One of his clients, a man from Santa Rosa, died a year after the blaze from his injuries. He left behind his wife, whose feet melted together in the fire.
“I don’t think there’s any relief that you can obtain by way of monetary compensation that comes close to making up for the loss of loved ones, of physical injury, of the loss of your property and possessions,” Bridgford said. “However, in a civilized society, this is the way to send a message to corporate decision makers that they must prevent this type of holocaust from happening in the future.”
PG&E’s transmission equipment has been widely blamed for repeatedly sparking wildfires, and the utility has not contested damning findings of recent investigations.
The Camp fire, which raced through Paradise in 2018, killed 86 people and destroyed more than 13,900 homes.
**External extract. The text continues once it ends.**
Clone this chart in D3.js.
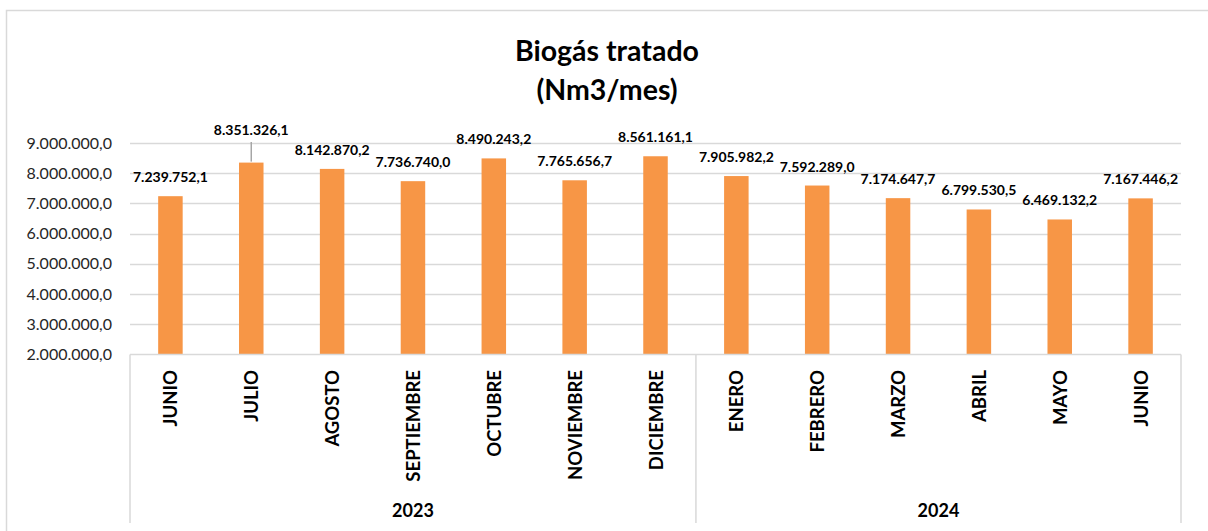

Both the California Public Utilities Commission and the state Department of Forestry and Fire Protection concluded that poorly maintained PG&E equipment sparked that blaze.
The commission also noted that for years, PG&E had failed to do climbing inspections of a century-old tower that malfunctioned, causing sparks where the fire originated. Investigators said there was “visible wear” on the arms of a tower linked to the blaze, but that PG&E crews had not climbed the tower since at least 2001.
Such an inspection could have identified problems with a small metal hook that was supposed to hold up a transmission line and insulator on the tower, and “its timely replacement could have prevented the ignition of the Camp fire,” investigators said.
The omission of climbing inspections on the failed tower “is a violation of PG&E’s own policy requiring climbing inspections on towers where recurring problems exist,” investigators wrote.
Other fires covered in the settlement include the Tubbs fire in 2017, the Ghost Ship fire in an Oakland warehouse in 2016 and the Butte fire in 2015.
The wine country fires in 2017 scorched more than 200,000 acres mostly in Napa County, destroyed or damaged more than 5,500 homes, displaced 100,000 people and killed at least 41.
Misconduct by PG&E is not the only factor contributing to the intensity and expanse of the blazes, though. In the last 20 years, more acres have burned in the wine country region than in the entire previous half-century, fueled by rising temperatures and the effects of Diablo winds on increasingly dry terrain.
The increasingly dangerous natural conditions tied to climate change have raised the stakes for what can happen when human error or corporate misdirection is added to the equation. PG&E’s aging infrastructure, in some cases, has then provided the literal spark.
This new agreement is the utility’s third major recent settlement. PG&E already had agreed to pay $1 billion to cities, counties and other public entities, and $11 billion to insurance companies and other entities that have already paid claims relating to the 2017 and 2018 wildfires.
This settlement is intended to help victims with no insurance and victims whose insurance was not enough to cover their losses. Bridgford said that included about 95% of victims.
People have until Dec. 31 to file initial claims for a share from the trust fund that the settlement will create.
The settlement does not cover PG&E’s potential liability for more recent fires, including this year’s Kincade fire, which also tore through parts of wine country.